The United Kingdom is no longer part of the European Union. This changes the rules for importing goods and services from the UK. You must file an import declaration with the Dutch Customs, and you may have to pay import duties, excise duties and consumption taxes. You will also have to pay VAT. Always check the product requirements for your product before marketing it in the Netherlands or in another EU country; your product will no longer be admitted to the EU market by mutual recognition.
- New to the import business? Use this checklist to get started.
- The European Commission gives an overview of all the areas in which changes will take place at the end of the transition period, regardless of any agreement between the EU and the UK. Customs formalities for instance, and extra checks.
- Want to know if Brexit affects you, and how? Take the (Dutch) Brexit Impact Scan.
3. What is an EORI number and how do I get one?
You need an EORI number (Economic Operators Registration and Identification) for all your dealings with customs when you trade internationally.

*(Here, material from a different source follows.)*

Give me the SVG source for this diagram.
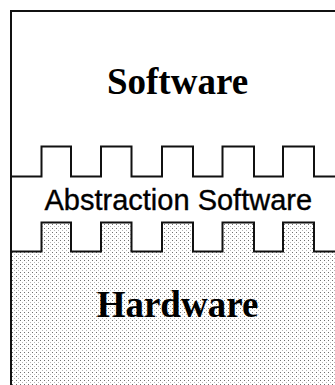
<svg xmlns="http://www.w3.org/2000/svg" width="335" height="385" viewBox="0 0 335 385">
  <defs>
    <pattern id="stipple" x="0" y="0" width="4" height="4" patternUnits="userSpaceOnUse">
      <rect x="0" y="0" width="1" height="1" fill="#707070"/>
      <rect x="2" y="2" width="1" height="1" fill="#b8b8b8"/>
    </pattern>
    <style>
      .edge { fill: none; stroke: #111; stroke-width: 2; stroke-linejoin: miter; }
      .serif { font-family: "Liberation Serif", "Times New Roman", serif; font-weight: bold; fill: #000; text-anchor: middle; }
      .sans { font-family: "Liberation Sans", Arial, sans-serif; fill: #000; stroke: #000; stroke-width: 0.35; text-anchor: middle; }
    </style>
  </defs>
  <rect x="0" y="0" width="335" height="385" fill="#fff"/>

  <g id="software">
    <path d="M11,11 H335 V176.5 H314 V146.5 H283 V176.5 H254 V146.5 H222.5 V176.5 H193 V146.5 H162 V176.5 H131.5 V146.5 H101 V176.5 H71 V146.5 H41.5 V176.5 H11 Z" fill="#fff"/>
    <text class="serif" x="177.5" y="94" font-size="37">Software</text>
  </g>

  <g id="abstraction">
    <text class="sans" x="178.3" y="210" font-size="29">Abstraction Software</text>
  </g>

  <g id="hardware">
    <path d="M11,251.5 H41.5 V222.5 H71 V251.5 H101 V222.5 H131.5 V251.5 H162 V222.5 H193 V251.5 H222.5 V222.5 H254 V251.5 H283 V222.5 H314 V251.5 H335 V385 H11 Z" fill="url(#stipple)"/>
    <text class="serif" x="177.5" y="316.5" font-size="37">Hardware</text>
  </g>

  <g id="connectors">
    <path class="edge" d="M10,11 H335"/>
    <path class="edge" d="M11,10 V385"/>
    <path class="edge" d="M11,176.5 H41.5 V146.5 H71 V176.5 H101 V146.5 H131.5 V176.5 H162 V146.5 H193 V176.5 H222.5 V146.5 H254 V176.5 H283 V146.5 H314 V176.5 H335"/>
    <path class="edge" d="M11,251.5 H41.5 V222.5 H71 V251.5 H101 V222.5 H131.5 V251.5 H162 V222.5 H193 V251.5 H222.5 V222.5 H254 V251.5 H283 V222.5 H314 V251.5 H335"/>
  </g>
</svg>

It allows for a quick international exchange of your data. You require your EORI number for all customs contacts, for instance your export declaration.
If you only file customs declarations in the Netherlands, and you do this yourself, you can assemble your own EORI number, or you can apply for one to Dutch Customs. If you use the services of a customs expedition company or file declarations in other countries besides the Netherlands, you have to apply for the EORI number. If your headquarters are located outside the European Union, you will need to apply in that country. See the article on the Customs website.
If your import from or export to the UK is done using the Delivery Duty Paid Incoterms, you will need an EORI number that starts with the letters GB to move goods to and from the UK. You can apply for this British EORI number via gov.uk/eori.
4. How do I deal with VAT on goods after Brexit?
A delivery to the UK is now an export delivery. It will be taxed with the 0% VAT tariff. Upon entry in the UK, the payment of VAT, import duties and any other costs will take place locally. When you import goods from the UK, you will pay VAT to Dutch Customs. You calculate the amount of VAT by adding the customs value to the import duties. How high the import duties for your product are, depends on the commodity code or Taric code. Use the Dutch Tax Administration ArcticTariff system to find your Taric code and the corresponding amount (you can switch the language to English).
5. I do maintenance and repair jobs in the UK. Will I need an ATA carnet?
An ATA carnet comes in handy when you need to import or export materials temporarily. For instance, musical instruments, tools, samples, marketing materials and other materials you will be using during your stay in the UK. An ATA carnet is a kind of passport for objects. With it, you won’t need to pay VAT, import duties or a deposit. And it simplifies your dealings with customs, as you’ll only need the one document for your entire journey. You can apply (in Dutch) for an ATA carnet to KVK. You’ll have to create an account.
6. My British clients are asking for a DDP delivery. Do I adjust the Incoterms®?
Incoterms® are an agreement between you and your customer: you decide who is responsible for transport, insurance and costs, and who is liable in case of damaged goods or loss. There is no standard delivery agreement for shipments to or from the UK after 1 January 2021. You British clients are probably asking you to agree to an Incoterms® DDP (Delivery Duty Paid) because they themselves have little customs experience, and want to avoid fuss at the border. When you agree to a DDP, you make a local delivery in the UK, and you clear the goods at British Customs. This has fiscal consequences for you in the UK; in other words, you’ll have to pay all taxes and duties. Don’t forget to factor these costs into the price, if you choose this option.
7. I work in the UK. How does the agreement affect me?
Entrepreneurs who work in the UK temporarily no longer have free access to the market. The trade agreement offers no solutions for entrepreneurs who provide services in the UK. If you aim to work in the UK as a self-employed professional without staff, you need to follow the UK rules.
8. What is an invoice declaration?
An invoice declaration is a statement of preferential origin, which the exporter provides with the sales invoice. An statement on origin (Attest van oorsprong, in Dutch) or importer's knowledge counts as valid evidence of preferential origin. If the shipment value exceeds €6,000, you need to state your registered exporter number on the invoice declaration, as well as providing an origin statement. To get your registered exporter number, you need to register with the Tax Administration's REX registration system (in Dutch).
9. How do I put the trade agreement to use?
If you trade with the UK, you'd rather not pay import duties. Make use of the agreed-upon terms concerning the exemption of import duties. If you import goods from the UK, you prove that these goods have a preferential UK origin. Tp rove this, your UK supplier has to place a statement on origin on the sales invoice, plus their British EORI number.
If you export goods into the UK, you need to draw up an invoice declaration in which you state that the products are of preferential EU origin. Your UK customer will then be exempt from paying import duties when importing the goods into the UK.
10. Am I liable for product quality after Brexit?
After 1 January 2021, the UK is considered a third country. The law states that the responsibilities and liability of an importer are those of the producer. So yes, you are liable. You need to make sure that the product meets the EU quality and safety requirements, as well as any additional Dutch rules and regulations.
Are you an exporter? Then check British law. Products may have to meet different standards in the UK than they do in the EU.